All those technologies, and more, are represented in the latest round of companies chosen by BIRD for investment at its latest directors’ meeting. BIRD will provide $10.95 million in investments for the fourteen selected projects. Each project involves a relatively young Israeli start-up (but with a technology or product that is ready for the market) and a mid-sized or large US company.
One of those companies is Whirlpool, maker of washing machines and refrigerators, which has found in Israel’s Hanita Coatings an ideal partner to work on next generation refrigerator insulation technology. Hanita Coatings specializes in the development and conversion of coated, laminated and metallized films for a range of industrial and commercial applications.

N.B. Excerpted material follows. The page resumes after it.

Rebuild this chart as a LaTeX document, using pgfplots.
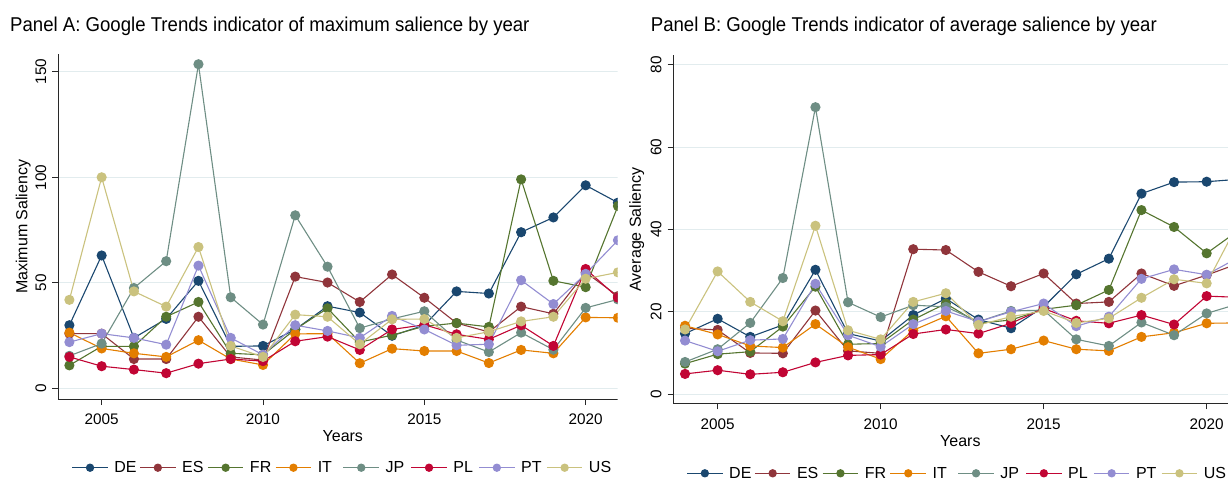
\documentclass[border=0pt]{standalone}
\usepackage{pgfplots}
\usepackage{pgfplotstable}
\pgfplotsset{compat=1.18}
\usepackage{fontspec}
\setmainfont{Liberation Sans}
\usepackage{graphicx}

\definecolor{cDE}{RGB}{26,71,111}
\definecolor{cES}{RGB}{144,53,59}
\definecolor{cFR}{RGB}{85,117,47}
\definecolor{cIT}{RGB}{227,126,0}
\definecolor{cJP}{RGB}{110,142,132}
\definecolor{cPL}{RGB}{193,5,52}
\definecolor{cPT}{RGB}{147,141,210}
\definecolor{cUS}{RGB}{202,194,126}
\definecolor{gridc}{RGB}{226,236,238}
\definecolor{axc}{RGB}{40,40,40}

\pgfplotstableread{
year DE ES FR IT JP PL PT US
2004 30 26 11 26.5 15.5 15 22 42
2005 63 26 20 19 21.3 10.6 26 100
2006 24 14 20 16.7 47.6 9 24 46
2007 33 14 34 15 60.3 7.3 20.8 38.8
2008 51 34 41 22.9 153.5 11.8 58.2 67
2009 20 15 16.7 14 43.2 14 24 20.2
2010 20.2 13.5 16 11.2 30.3 13 16 15
2011 28 53 28 25.9 82 22.4 30 35
2012 39 50.2 38 26 57.7 24.6 27.3 34
2013 36 41 22 12 28.6 18.3 24 21
2014 25 54 25.3 18.9 33 28 34.4 32.8
2015 30 43 29.5 17.8 36.6 30.2 28 32.9
2016 46 31 31 17.8 23 25.7 20.5 24
2017 45 26.8 29.2 12.1 17.3 23.3 21 26.9
2018 74 38.8 99 18.3 26.5 30 51.3 31.8
2019 81 35.4 51 16.7 18.4 20.2 40 34
2020 96.2 55 48 33.7 38.2 56.6 54.3 52
2021 88 43.8 86.4 33.5 42.2 43 70.2 55
}\maxtab

\pgfplotstableread{
year DE ES FR IT JP PL PT US
2004 14.7 16 7.4 16.6 7.8 4.9 13 15.7
2005 18.3 15.6 9.7 14.5 10.9 5.8 10.4 29.8
2006 13.9 10 10.3 11.7 17.3 4.8 13.1 22.4
2007 16.8 9.9 16.4 11.3 28.2 5.3 13.4 17.7
2008 30.2 20.3 26.1 17 69.7 7.7 26.8 40.9
2009 14.7 10.5 12.1 11.4 22.3 9.4 14.3 15.5
2010 12.9 9.9 12.3 8.5 18.7 9.6 11.5 13.3
2011 19.2 35.2 18.1 15.5 21.6 14.6 17 22.4
2012 23.2 35 22 18.9 21.2 15.7 20.2 24.5
2013 18.1 29.7 17.2 9.9 17.6 14.7 17.6 16.8
2014 16 26.2 18 10.9 20.2 17.2 20 18.8
2015 21.2 29.3 20.6 13 20.4 20.8 22 20.2
2016 29.1 22 21.6 10.9 13.3 17.8 16.5 17.3
2017 32.9 22.4 25.3 10.5 11.7 17.2 18.8 18.4
2018 48.7 29.3 44.7 13.9 17.4 19.2 28 23.4
2019 51.5 26.3 40.6 14.9 14.3 16.9 30.3 27.9
2020 51.6 28.9 34.2 17.2 19.6 23.8 29 26.9
2021 52.2 31.8 39.9 17.3 22 23.5 33.3 42
}\avgtab

\newcommand{\xs}{\rule{0pt}{19.6bp}}
\newcommand{\ys}{\rule[-6bp]{0pt}{6bp}}

\pgfplotsset{
  panel/.style={
    scale only axis,
    axis x line*=bottom, axis y line*=left,
    axis line style={draw=axc, line width=0.9bp},
    tick style={draw=axc, line width=0.9bp},
    major tick length=5.7bp, tick align=outside,
    xtick={2005,2010,2015,2020},
    xticklabels={\xs 2005,\xs 2010,\xs 2015,\xs 2020},
    ymajorgrids, major grid style={draw=gridc, line width=0.9bp},
    ticklabel style={font=\fontsize{15.3bp}{18bp}\selectfont, inner sep=0pt},
    xticklabel style={anchor=north},
    yticklabel style={rotate=90, anchor=south},
    label style={font=\fontsize{16bp}{19bp}\selectfont, inner sep=0pt},
    xlabel={Years},
    legend columns=8,
    legend cell align=left,
    legend style={draw=none, fill=none, inner sep=0pt, outer sep=0pt,
      nodes={inner sep=0pt}, anchor=west,
      font=\fontsize{16bp}{19bp}\selectfont,
      /tikz/every even column/.style={column sep=0pt},
      /tikz/every odd column/.style={column sep=0pt}},
    legend image code/.code={\draw[mark repeat=2,mark phase=2,mark size=3.6bp]
      plot coordinates {(0bp,0bp) (17.8bp,0bp) (35.6bp,0bp)};},
    every axis plot/.append style={line width=1.1bp, mark=*, mark size=4.5bp},
  },
}

\newcommand{\lent}[1]{\hspace*{6bp}\makebox[25.1bp][l]{#1}}

\begin{document}
\begin{tikzpicture}
\useasboundingbox (0,0) rectangle (1228bp,479bp);
\clip (0,0) rectangle (1228bp,479bp);

% Panel A
\begin{scope}
\clip (0,0) rectangle (617.5bp,479bp);
\begin{axis}[panel,
  at={(58bp,79.7bp)}, anchor=south west,
  width=569.6bp, height=345bp,
  xmin=2003.647, xmax=2021.3, ymin=-5.06, ymax=158.2,
  ytick={0,50,100,150}, yticklabels={\ys 0,\ys 50,\ys 100,\ys 150},
  ylabel={Maximum Saliency},
  ylabel style={at={(axis description cs:-0.0609,0.5)}, anchor=center},
  xlabel style={at={(axis description cs:0.5,0)}, anchor=north, yshift=-30.7bp},
  legend style={at={(axis description cs:0.02405,-0.1983)}},
]
\addplot[color=cDE] table[x=year,y=DE]{\maxtab}; \addlegendentry{\lent{DE}}
\addplot[color=cES] table[x=year,y=ES]{\maxtab}; \addlegendentry{\lent{ES}}
\addplot[color=cFR] table[x=year,y=FR]{\maxtab}; \addlegendentry{\lent{FR}}
\addplot[color=cIT] table[x=year,y=IT]{\maxtab}; \addlegendentry{\lent{IT}}
\addplot[color=cJP] table[x=year,y=JP]{\maxtab}; \addlegendentry{\lent{JP}}
\addplot[color=cPL] table[x=year,y=PL]{\maxtab}; \addlegendentry{\lent{PL}}
\addplot[color=cPT] table[x=year,y=PT]{\maxtab}; \addlegendentry{\lent{PT}}
\addplot[color=cUS] table[x=year,y=US]{\maxtab}; \addlegendentry{\lent{US}}
\end{axis}
\end{scope}

% Panel B
\begin{axis}[panel,
  at={(673.3bp,75.4bp)}, anchor=south west,
  width=574.1bp, height=348.5bp,
  xmin=2003.64, xmax=2021.25, ymin=-2.31, ymax=82.36,
  ytick={0,20,40,60,80}, yticklabels={\ys 0,\ys 20,\ys 40,\ys 60,\ys 80},
  ylabel={Average Saliency},
  ylabel style={at={(axis description cs:-0.0638,0.5)}, anchor=center},
  xlabel style={at={(axis description cs:0.5,0)}, anchor=north, yshift=-31.5bp},
  legend style={at={(axis description cs:0.023,-0.2)}},
]
\addplot[color=cDE] table[x=year,y=DE]{\avgtab}; \addlegendentry{\lent{DE}}
\addplot[color=cES] table[x=year,y=ES]{\avgtab}; \addlegendentry{\lent{ES}}
\addplot[color=cFR] table[x=year,y=FR]{\avgtab}; \addlegendentry{\lent{FR}}
\addplot[color=cIT] table[x=year,y=IT]{\avgtab}; \addlegendentry{\lent{IT}}
\addplot[color=cJP] table[x=year,y=JP]{\avgtab}; \addlegendentry{\lent{JP}}
\addplot[color=cPL] table[x=year,y=PL]{\avgtab}; \addlegendentry{\lent{PL}}
\addplot[color=cPT] table[x=year,y=PT]{\avgtab}; \addlegendentry{\lent{PT}}
\addplot[color=cUS] table[x=year,y=US]{\avgtab}; \addlegendentry{\lent{US}}
\end{axis}

\node[anchor=base west, inner sep=0pt, font=\fontsize{20bp}{24bp}\selectfont] at (10bp,447.3bp)
  {\scalebox{0.93}[1]{Panel A: Google Trends indicator of maximum salience by year}};
\node[anchor=base west, inner sep=0pt, font=\fontsize{20bp}{24bp}\selectfont] at (650.7bp,447.3bp)
  {\scalebox{0.93}[1]{Panel B: Google Trends indicator of average salience by year}};
\end{tikzpicture}
\end{document}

The company specializes in developing window film to keep heat and glare out, and now, together with Whirlpool, Hanita will be developing insulation materials for refrigerator doors based on vacuum insulation technology (based on newly developed microporous materials).
Hanita Coatings, based in Kibbutz Hanita in northern Israel, is one of the “veterans,” now in business for some 30 years. A much newer Israeli company called Curapipe will be teaming up with Milliken, the US company that develops products as diverse as specialty chemicals, carpets, and clothing. Curapipe has developed technology which significantly cuts the costs of repairing buried pipes and water mains automatically, using a special chemical process. Milliken is interested in Curapipe to advance its “zero waste” environmental policy, ensuring that all resources it works with are preserved or recycled.
On the cybersecurity front, Israeli company Accells Technologies will be working with US-based 41st Parameter on its mobile authentication and device detection technology. Using Accells app, smartphone users can use their device to access secure services and databases that are normally closed to mobile devices. The system identifies both the user and the device, ensuring that the person using it is the one with the rights to access the secure data. 41st Parameter is a large online fraud prevention company, leading BIRD to “make the match” between the two companies.
That, essentially, is what BIRD does: search out promising Israeli technologies, expose them to potential US partners, and then supply assistance to get the project going (up to a third of the total projected cost). Once the right partner is found, BIRD will fund projects — thereby boosting not only specific projects and technologies, but helping to further cement the relationship between the United States and Israel, as well as making a significant contribution to the lives of people affected by the technology in both countries and beyond.
Speaking after the projects were approved, BIRD Director Dr. Eitan Yudilevich said that the projects represented an excellent cross section of Israeli technology that will bring benefit to the US and the world. “There are still a lot of great ideas out there,” Yudilevich said. “BIRD’s mission is and has been for more than 30 years to support US-Israeli industrial cooperation, and we intend to be around for another 30 years.”